Evaluate damaged and weakened alfalfa stands this summer
Some alfalfa stands may be damaged or depleted this summer, and no longer as productive as desirable. This could be due to a combination of factors: freeze injury, winterkill, early-season alfalfa weevil, diseases, flooding, or pea aphids.
If the stand appears to be recovering slowly or too thin to be worth saving, producers may want to kill the stand this summer, plant the field to wheat or oats this fall, and replant to alfalfa in the fall of 2016. It would be best to rotate the field out of alfalfa for a year before replanting due to allelopathy and disease concerns.
Evaluating the stand this summer is better than waiting until fall because it gives producers more time to plan out what they want to do with the stand.
Producers should count the number of stems per square foot at several locations in the field.

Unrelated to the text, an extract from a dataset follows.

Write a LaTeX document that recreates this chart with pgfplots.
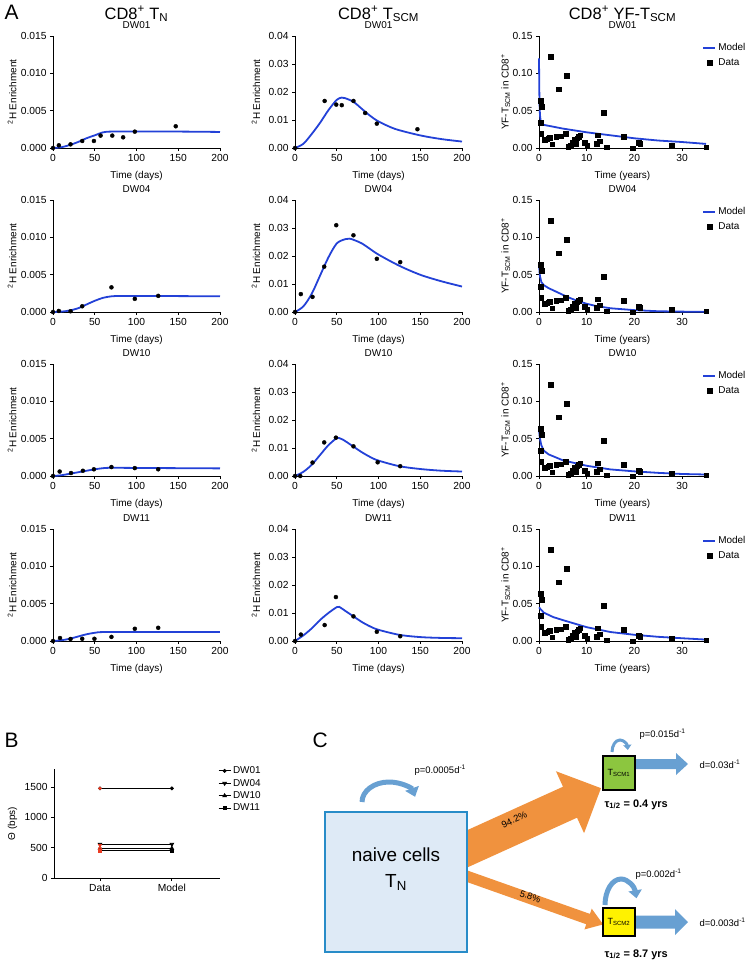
\documentclass[border=0pt]{standalone}
\usepackage{fontspec}
\setmainfont{Liberation Sans}
\usepackage{pgfplots}
\usepackage{pgfplotstable}
\pgfplotsset{compat=1.18}
\usetikzlibrary{arrows.meta}

\definecolor{modelblue}{RGB}{35,65,215}
\definecolor{dred}{RGB}{235,60,35}
\definecolor{orng}{RGB}{240,146,62}
\definecolor{lblue}{RGB}{104,160,210}
\definecolor{naivefill}{RGB}{222,234,246}
\definecolor{naivedraw}{RGB}{40,140,200}
\definecolor{scmgreen}{RGB}{140,198,63}

\newcommand{\fs}[1]{\fontsize{#1}{#1}\selectfont}

% block arrow: colour, x, y (px from top left), angle, length, shaft half width, head half width, head length
\newcommand{\blockarrow}[8]{%
  \fill[#1, shift={(#2bp,-#3bp)}, rotate=#4]
    (0,-#6bp) -- ({#5bp-#8bp},-#6bp) -- ({#5bp-#8bp},-#7bp) -- (#5bp,0)
    -- ({#5bp-#8bp},#7bp) -- ({#5bp-#8bp},#6bp) -- (0,#6bp) -- cycle;}

\pgfplotsset{
  prism/.style={
    scale only axis, width=167bp, height=112bp,
    axis x line*=bottom, axis y line*=left,
    axis line style={-, line width=1bp},
    tick align=outside, major tick length=3bp,
    tick style={black, line width=0.8bp},
    ticklabel style={font=\fs{10.3}},
    /pgf/number format/assume math mode=true,
    label style={font=\fs{10}},
    title style={font=\fs{10}, at={(0.5,1)}, anchor=base, yshift=1.5bp},
    every axis x label/.style={at={(axis description cs:0.5,0)}, anchor=base, yshift=-30bp},
    clip=false, enlargelimits=false, xmin=0, ymin=0,
    scaled y ticks=false,
    legend image code/.code={\draw[mark repeat=2,mark phase=2,##1] plot coordinates {(0bp,0bp) (6bp,0bp) (12bp,0bp)};},
  },
  colA/.style={prism, xmax=200, ymax=0.015, xtick={0,50,100,150,200},
    ytick={0,0.005,0.01,0.015},
    yticklabel style={/pgf/number format/.cd,fixed,fixed zerofill,precision=3},
    xlabel={Time (days)}, ylabel={\textsuperscript{2}H Enrichment},
    every axis y label/.style={at={(axis description cs:-0.245,0.5)}, rotate=90, anchor=center}},
  colB/.style={prism, xmax=200, ymax=0.04, xtick={0,50,100,150,200},
    ytick={0,0.01,0.02,0.03,0.04},
    yticklabel style={/pgf/number format/.cd,fixed,fixed zerofill,precision=2},
    xlabel={Time (days)}, ylabel={\textsuperscript{2}H Enrichment},
    every axis y label/.style={at={(axis description cs:-0.234,0.5)}, rotate=90, anchor=center}},
  colC/.style={prism, xmax=35, ymax=0.15, xtick={0,10,20,30},
    ytick={0,0.05,0.1,0.15},
    yticklabel style={/pgf/number format/.cd,fixed,fixed zerofill,precision=2},
    xlabel={Time (years)}, ylabel={YF-T\textsubscript{SCM} in CD8\textsuperscript{+}},
    every axis y label/.style={at={(axis description cs:-0.2,0.5)}, rotate=90, anchor=center},
    legend style={draw=none, fill=none, font=\fs{10}, at={(axis description cs:0.96,0.97)},
      anchor=north west, row sep=2bp, legend cell align=left}},
  model/.style={modelblue, line width=1.8bp},
  dots/.style={only marks, mark=*, mark size=2bp, black},
  sq/.style={only marks, mark=square*, mark size=2.3bp, black},
}

% YF-TSCM data (years, fraction of CD8+), same in all four donors
\pgfplotstableread{
x y
0.3 0.034
0.4 0.063
0.6 0.055
0.5 0.019
1.2 0.011
1.6 0.012
1.9 0.013
2.2 0.014
2.4 0.122
2.8 0.005
3.6 0.015
4.1 0.079
4.6 0.016
5.6 0.019
5.8 0.097
6.1 0.002
6.6 0.004
7.0 0.008
7.4 0.011
7.7 0.006
8.0 0.013
8.3 0.015
8.6 0.017
9.6 0.007
10.1 0.003
12.1 0.006
12.3 0.017
12.7 0.009
13.5 0.047
14.2 0.001
17.8 0.015
19.6 0.000
20.9 0.007
21.2 0.006
27.8 0.003
35.0 0.001
}\yfdata

\begin{document}
\begin{tikzpicture}
\useasboundingbox (0,0) rectangle (749bp,-962bp);

% headings
\node[font=\fs{21}, anchor=base west] at (1bp,-19bp) {A};
\node[font=\fs{16.5}, anchor=base] at (136.5bp,-19bp) {CD8\textsuperscript{+} T\textsubscript{N}};
\node[font=\fs{16.5}, anchor=base] at (378.5bp,-19bp) {CD8\textsuperscript{+} T\textsubscript{SCM}};
\node[font=\fs{16.5}, anchor=base] at (622.5bp,-19bp) {CD8\textsuperscript{+} YF-T\textsubscript{SCM}};

% ---------- row 1: DW01
\begin{axis}[colA, at={(53bp,-148bp)}, anchor=south west, title={DW01}]
\addplot[model, smooth] coordinates {(0,0) (10,0.0001) (20,0.0004) (30,0.0008) (40,0.0013) (50,0.0017) (60,0.0021) (70,0.0022) (100,0.0022) (150,0.0022) (200,0.00215)};
\addplot[dots] coordinates {(0,0) (7,0.00036) (21,0.00049) (35,0.00094) (49,0.00094) (57,0.00166) (71,0.00166) (84,0.00143) (98,0.00219) (147,0.00291)};
\end{axis}
\begin{axis}[colB, at={(295bp,-148bp)}, anchor=south west, title={DW01}]
\addplot[model, smooth] coordinates {(0,0) (10,0.0015) (20,0.005) (30,0.009) (40,0.0135) (50,0.0172) (56,0.018) (60,0.0178) (70,0.0165) (80,0.014) (90,0.0115) (100,0.0095) (120,0.0068) (150,0.0045) (175,0.0032) (200,0.0023)};
\addplot[dots] coordinates {(0,0) (35.5,0.0168) (49.4,0.0155) (56,0.0153) (70,0.0168) (84,0.0125) (98,0.0087) (146.6,0.0067)};
\end{axis}
\begin{axis}[colC, at={(539bp,-148bp)}, anchor=south west, title={DW01}]
\addplot[model] coordinates {(0,0.12) (0.05,0.085) (0.1,0.062) (0.2,0.044) (0.4,0.034) (1,0.031) (5,0.026) (10,0.021) (15,0.017) (20,0.013) (25,0.010) (30,0.008) (35,0.0055)};
\addlegendentry{Model}
\addplot[sq] table {\yfdata};
\addlegendentry{Data}
\end{axis}

% ---------- row 2: DW04
\begin{axis}[colA, at={(53bp,-312bp)}, anchor=south west, title={DW04}]
\addplot[model, smooth] coordinates {(0,0) (10,0.00005) (20,0.0002) (30,0.0005) (40,0.001) (50,0.0015) (60,0.0019) (70,0.0021) (80,0.00215) (100,0.00215) (150,0.00213) (200,0.0021)};
\addplot[dots] coordinates {(0,0) (7,0.00014) (21,0.0001) (35,0.00077) (70,0.0033) (98,0.00176) (126,0.00216)};
\end{axis}
\begin{axis}[colB, at={(295bp,-312bp)}, anchor=south west, title={DW04}]
\addplot[model, smooth] coordinates {(0,0) (10,0.002) (20,0.0065) (30,0.013) (40,0.0195) (50,0.0245) (60,0.026) (65,0.0262) (70,0.0258) (80,0.0245) (90,0.0225) (100,0.0205) (125,0.0165) (150,0.0133) (175,0.011) (200,0.0091)};
\addplot[dots] coordinates {(0,0) (7,0.0064) (21,0.0054) (35,0.0162) (49.4,0.031) (70,0.0274) (98,0.019) (126,0.0178)};
\end{axis}
\begin{axis}[colC, at={(539bp,-312bp)}, anchor=south west, title={DW04}]
\addplot[model] coordinates {(0,0.065) (0.1,0.055) (0.2,0.048) (0.5,0.04) (1,0.036) (2,0.032) (4,0.026) (6,0.02) (8,0.015) (10,0.011) (12,0.008) (15,0.005) (20,0.0025) (25,0.001) (30,0.0005) (35,0.0002)};
\addlegendentry{Model}
\addplot[sq] table {\yfdata};
\addlegendentry{Data}
\end{axis}

% ---------- row 3: DW10
\begin{axis}[colA, at={(53bp,-476bp)}, anchor=south west, title={DW10}]
\addplot[model, smooth] coordinates {(0,0) (10,0.0001) (20,0.0003) (30,0.0005) (40,0.0007) (50,0.0009) (60,0.00105) (70,0.0011) (100,0.00108) (150,0.00105) (200,0.00102)};
\addplot[dots] coordinates {(0,0) (8,0.0006) (21.6,0.0004) (35.8,0.0007) (49,0.0009) (70,0.0012) (98,0.00106) (126,0.0009)};
\end{axis}
\begin{axis}[colB, at={(295bp,-476bp)}, anchor=south west, title={DW10}]
\addplot[model, smooth] coordinates {(0,0) (10,0.0015) (20,0.004) (30,0.0075) (40,0.011) (50,0.0135) (55,0.0133) (60,0.0125) (70,0.0105) (80,0.0085) (90,0.0068) (100,0.0055) (125,0.0035) (150,0.0025) (175,0.0019) (200,0.0016)};
\addplot[dots] coordinates {(0,0) (6.3,0) (21,0.0048) (35,0.012) (49,0.0137) (70,0.0106) (99,0.0049) (126,0.0035)};
\end{axis}
\begin{axis}[colC, at={(539bp,-476bp)}, anchor=south west, title={DW10}]
\addplot[model] coordinates {(0,0.062) (0.2,0.05) (0.5,0.041) (1,0.034) (2,0.029) (5,0.021) (10,0.0137) (15,0.0088) (20,0.0062) (25,0.0042) (30,0.0027) (35,0.002)};
\addlegendentry{Model}
\addplot[sq] table {\yfdata};
\addlegendentry{Data}
\end{axis}

% ---------- row 4: DW11
\begin{axis}[colA, at={(53bp,-641bp)}, anchor=south west, title={DW11}]
\addplot[model, smooth] coordinates {(0,0) (10,0.0001) (20,0.0003) (30,0.0006) (40,0.0009) (50,0.0011) (60,0.0012) (100,0.0012) (200,0.0012)};
\addplot[dots] coordinates {(0,0) (8.4,0.0004) (21,0.00027) (35,0.0003) (49.6,0.0003) (70,0.00055) (98,0.00164) (126,0.00177)};
\end{axis}
\begin{axis}[colB, at={(295bp,-641bp)}, anchor=south west, title={DW11}]
\addplot[model, smooth] coordinates {(0,0) (10,0.002) (20,0.0045) (30,0.0075) (40,0.01) (50,0.0121) (53,0.0122) (60,0.0108) (70,0.0088) (80,0.0068) (90,0.0052) (100,0.004) (125,0.0022) (150,0.0014) (175,0.0011) (200,0.001)};
\addplot[dots] coordinates {(0,0) (7,0.0023) (35.5,0.0057) (49,0.0157) (70,0.0088) (98,0.0033) (126,0.0017)};
\end{axis}
\begin{axis}[colC, at={(539bp,-641bp)}, anchor=south west, title={DW11}]
\addplot[model] coordinates {(0,0.045) (1,0.038) (3,0.032) (5,0.028) (10,0.0185) (15,0.012) (20,0.0083) (25,0.0056) (30,0.0037) (35,0.0019)};
\addlegendentry{Model}
\addplot[sq] table {\yfdata};
\addlegendentry{Data}
\end{axis}

% ---------- panel B
\node[font=\fs{21}, anchor=base west] at (1bp,-747bp) {B};
\begin{axis}[prism, at={(54bp,-878bp)}, anchor=south west, width=166bp, height=109bp,
  xmin=-0.64, xmax=1.67, ymax=1800, xtick={0,1}, xticklabels={Data,Model},
  ytick={0,500,1000,1500},
  yticklabel style={/pgf/number format/.cd,fixed,1000 sep={}},
  ylabel={Θ (bps)},
  every axis y label/.style={at={(axis description cs:-0.25,0.5)}, rotate=90, anchor=center},
  legend style={draw=none, fill=none, font=\fs{10}, at={(axis description cs:0.97,1.06)},
    anchor=north west, row sep=0bp, legend cell align=left}]
\addplot[black, line width=0.8bp, mark=*, mark size=1.5bp] coordinates {(0,1480) (1,1480)};
\addlegendentry{DW01}
\addplot[black, line width=0.8bp, mark=triangle*, mark size=2bp, mark options={rotate=180}] coordinates {(0,556) (1,556)};
\addlegendentry{DW04}
\addplot[black, line width=0.8bp, mark=triangle*, mark size=2bp] coordinates {(0,491) (1,491)};
\addlegendentry{DW10}
\addplot[black, line width=0.8bp, mark=square*, mark size=1.7bp] coordinates {(0,452) (1,452)};
\addlegendentry{DW11}
\addplot[dred, only marks, mark=*, mark size=1.5bp, forget plot] coordinates {(0,1480)};
\addplot[dred, only marks, mark=triangle*, mark size=2bp, mark options={rotate=180}, forget plot] coordinates {(0,540)};
\addplot[dred, only marks, mark=triangle*, mark size=2bp, forget plot] coordinates {(0,500)};
\addplot[dred, only marks, mark=square*, mark size=1.7bp, forget plot] coordinates {(0,450)};
\end{axis}

% ---------- panel C (diagram)
\node[font=\fs{21}, anchor=base west] at (309bp,-747bp) {C};
\blockarrow{orng}{458}{853}{24.4}{157}{17}{34}{34}
\blockarrow{orng}{458}{873}{-19.5}{154}{5.5}{11}{16}
\blockarrow{lblue}{634}{764}{0}{54}{5}{11}{12}
\blockarrow{lblue}{634}{922}{0}{54}{6.5}{13}{13}
\draw[naivedraw, line width=2bp, fill=naivefill] (325bp,-812bp) rectangle (467bp,-952bp);
\node[font=\fs{19}, anchor=base] at (396bp,-861bp) {naive cells};
\node[font=\fs{19}, anchor=base] at (396bp,-887bp) {T\textsubscript{N}};
\draw[lblue, line width=5bp, -{Triangle[length=9bp, width=14bp]}]
  (362bp,-802bp) arc[start angle=180, end angle=15, x radius=27bp, y radius=20bp];
\node[font=\fs{9.5}, anchor=west] at (411bp,-770bp) {p=0.0005d\textsuperscript{-1}};
\node[font=\fs{9.5}, anchor=south, rotate=24.4] at (517bp,-826bp) {94.2\%};
\node[font=\fs{9.5}, anchor=south, rotate=-19.5] at (528bp,-903bp) {5.8\%};
% TSCM1
\draw[lblue, line width=3bp, -{Triangle[length=5bp, width=8bp]}]
  (612bp,-752bp) arc[start angle=180, end angle=10, x radius=8bp, y radius=12bp];
\draw[black, line width=1.5bp, fill=scmgreen] (603bp,-756bp) rectangle (635bp,-790bp);
\node[font=\fs{9}] at (619bp,-773bp) {T\textsubscript{SCM1}};
\node[font=\fs{9.5}, anchor=west] at (636bp,-734bp) {p=0.015d\textsuperscript{-1}};
\node[font=\fs{9.5}, anchor=west] at (696bp,-764bp) {d=0.03d\textsuperscript{-1}};
\node[font=\bfseries\fs{11}, anchor=base west] at (601bp,-807bp) {τ\textsubscript{1/2} = 0.4 yrs};
% TSCM2
\draw[lblue, line width=5bp, -{Triangle[length=8bp, width=13bp]}]
  (605bp,-905bp) arc[start angle=180, end angle=15, x radius=16bp, y radius=26bp];
\draw[black, line width=1.5bp, fill=yellow] (603bp,-908bp) rectangle (635bp,-936bp);
\node[font=\fs{9}] at (619bp,-922bp) {T\textsubscript{SCM2}};
\node[font=\fs{9.5}, anchor=west] at (632bp,-874bp) {p=0.002d\textsuperscript{-1}};
\node[font=\fs{9.5}, anchor=west] at (696bp,-922bp) {d=0.003d\textsuperscript{-1}};
\node[font=\bfseries\fs{11}, anchor=base west] at (601bp,-957bp) {τ\textsubscript{1/2} = 8.7 yrs};
\end{tikzpicture}
\end{document}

Only stems over two inches tall should be counted. Research at the University of Wisconsin has found that a stem count is a much more accurate method of estimating the yield potential of an alfalfa field than plant count. Plant density is a poor estimator of yield potential because an individual plant may have few shoots and contribute little to yield. A stand of alfalfa should have at least 20-25 healthy stems per square foot to justify keeping it for another year. If a stand has 20 stems per square foot or less, producers should consider destroying it.
When evaluating the stand, producers should also dig up some plants and examine the crowns for size, symmetry, and the number of shoots present. Roots should be cut lengthwise to check for rot or discoloration in the crown and root. Healthy stands have fewer than 30 percent of the plants with significant discoloration or rot.
To kill an alfalfa stand, producers should spray when the plants have about 8-12 inches of regrowth. At that point, the flow of carbohydrates is moving down again, into the root systems, so herbicide uptake will be increased. If the herbicide is applied before that time, carbohydrates are still moving upward from the root reserves into topgrowth.
Producers could also wait until fall to kill the stand. A light frost in the fall won’t affect alfalfa growth or herbicide uptake significantly, but a hard freeze will. So herbicides should be applied before a hard freeze, when temperatures get down into the mid-20’s.
To kill an alfalfa stand, it’s best to use 1 quart of 2,4-D ester and a half-pint of dicamba. Producers could also use two quarts of 2,4-D alone, but that’s generally not as effective as the 2,4-D/dicamba combination. Mixing glyphosate with the 2,4-D or dicamba can also provide good alfalfa control, as well as control any grasses that may also be present in the field.